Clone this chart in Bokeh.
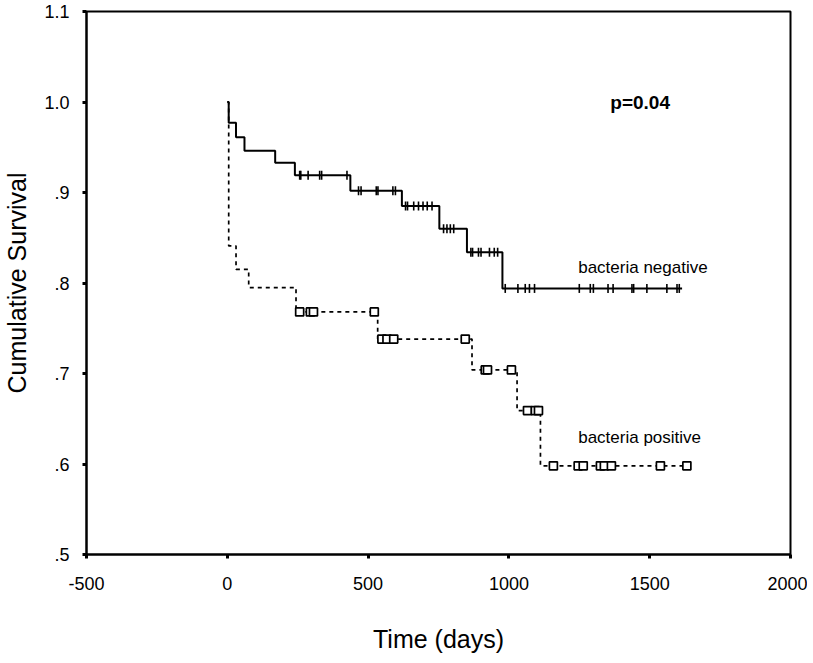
import numpy as np
from bokeh.plotting import figure
from bokeh.models import Range1d, FixedTicker, Label
from bokeh.embed import file_html
from bokeh.resources import INLINE

# ---- data ----
# bacteria negative: event times (days) and survival after each step
neg_times = [0, 5, 31, 61, 170, 240, 437, 620, 753, 851, 977, 1615]
neg_surv = [1.0, 0.977, 0.961, 0.946, 0.933, 0.919, 0.902, 0.885, 0.860, 0.834, 0.794, 0.794]
neg_censor = [257, 261, 287, 328, 335, 425,
              466, 475, 529, 535, 588, 597,
              633, 640, 662, 679, 695, 710, 727,
              768, 780, 792, 804,
              865, 871, 892, 901, 931, 948, 960,
              987, 1032, 1058, 1073, 1091, 1250, 1289, 1300, 1352, 1370,
              1437, 1443, 1490, 1561, 1597, 1605]

# bacteria positive
pos_times = [0, 5, 31, 76, 244, 534, 869, 1029, 1112, 1637]
pos_surv = [1.0, 0.841, 0.815, 0.795, 0.768, 0.738, 0.704, 0.659, 0.598, 0.598]
pos_censor = [257, 295, 306, 522,
              549, 567, 591, 845,
              916, 924, 1009,
              1066, 1094, 1105,
              1158, 1246, 1264, 1325, 1339, 1364, 1538, 1632]

x_ticks = [-500, 0, 500, 1000, 1500, 2000]
x_tick_labels = ["-500", "0", "500", "1000", "1500", "2000"]
y_ticks = [0.5, 0.6, 0.7, 0.8, 0.9, 1.0, 1.1]
y_tick_labels = [".5", ".6", ".7", ".8", ".9", "1.0", "1.1"]

label_neg = "bacteria negative"
label_pos = "bacteria positive"
p_text = "p=0.04"


def surv_at(times, surv, t):
    idx = np.searchsorted(np.array(times), np.array(t), side="right") - 1
    return np.array(surv)[idx]


FONT = "Liberation Sans"

p = figure(frame_width=704, frame_height=543, output_backend="svg", toolbar_location=None,
           x_range=Range1d(-500, 2000), y_range=Range1d(0.5, 1.1),
           min_border_left=80, min_border_right=17, min_border_top=11, min_border_bottom=96,
           background_fill_color="white", border_fill_color="white")
p.xgrid.visible = False
p.ygrid.visible = False
p.outline_line_color = "black"
p.outline_line_width = 2

# curves
p.step(neg_times, neg_surv, mode="after", line_color="black", line_width=2)
p.step(pos_times, pos_surv, mode="after", line_color="black", line_width=1.7, line_dash="4 4")

# censor marks
p.scatter(neg_censor, surv_at(neg_times, neg_surv, neg_censor), marker="dash", angle=np.pi / 2,
          size=9, line_color="black", line_width=1.6)
p.scatter(pos_censor, surv_at(pos_times, pos_surv, pos_censor), marker="square",
          size=8, line_color="black", fill_color="white", line_width=1.7)

# axes
for ax in (p.xaxis[0], p.yaxis[0]):
    ax.axis_line_width = 2
    ax.major_tick_line_width = 3
    ax.major_tick_in = 0
    ax.major_tick_out = 4
    ax.minor_tick_line_color = None
    ax.major_label_text_font = FONT
    ax.major_label_text_font_size = "18px"
    ax.major_label_text_color = "black"
    ax.axis_label_text_font = FONT
    ax.axis_label_text_font_style = "normal"
    ax.axis_label_text_font_size = "25px"
    ax.axis_label_text_color = "black"

p.xaxis.ticker = FixedTicker(ticks=x_ticks)
p.yaxis.ticker = FixedTicker(ticks=y_ticks)
p.xaxis.major_label_overrides = {t: s for t, s in zip(x_ticks, x_tick_labels)}
p.yaxis.major_label_overrides = {t: s for t, s in zip(y_ticks, y_tick_labels)}
p.xaxis.axis_label = "Time (days)"
p.yaxis.axis_label = "Cumulative Survival"
p.xaxis.major_label_standoff = 18
p.yaxis.major_label_standoff = 13
p.xaxis.axis_label_standoff = 32
p.yaxis.axis_label_standoff = 10

# annotations
p.add_layout(Label(x=1246, y=0.817, text=label_neg, text_font=FONT, text_font_size="17px",
                   text_baseline="middle", text_color="black"))
p.add_layout(Label(x=1246, y=0.629, text=label_pos, text_font=FONT, text_font_size="17px",
                   text_baseline="middle", text_color="black"))
p.add_layout(Label(x=1360, y=1.0, text=p_text, text_font=FONT, text_font_size="19px",
                   text_font_style="bold", text_baseline="middle", text_color="black"))

open("out.html", "w").write(file_html(p, INLINE))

┄┄┄┄┄┄┄┄┄┄┄┄┄┄┄┄┄┄┄┄

REQUIREMENT
Up to and including the line with "from bokeh.resources import INLINE", copy the data above from its first line. Skip pictures.

TASK OUTPUT
Clone this chart in Bokeh.
import numpy as np
from bokeh.plotting import figure
from bokeh.models import Range1d, FixedTicker, Label
from bokeh.embed import file_html
from bokeh.resources import INLINE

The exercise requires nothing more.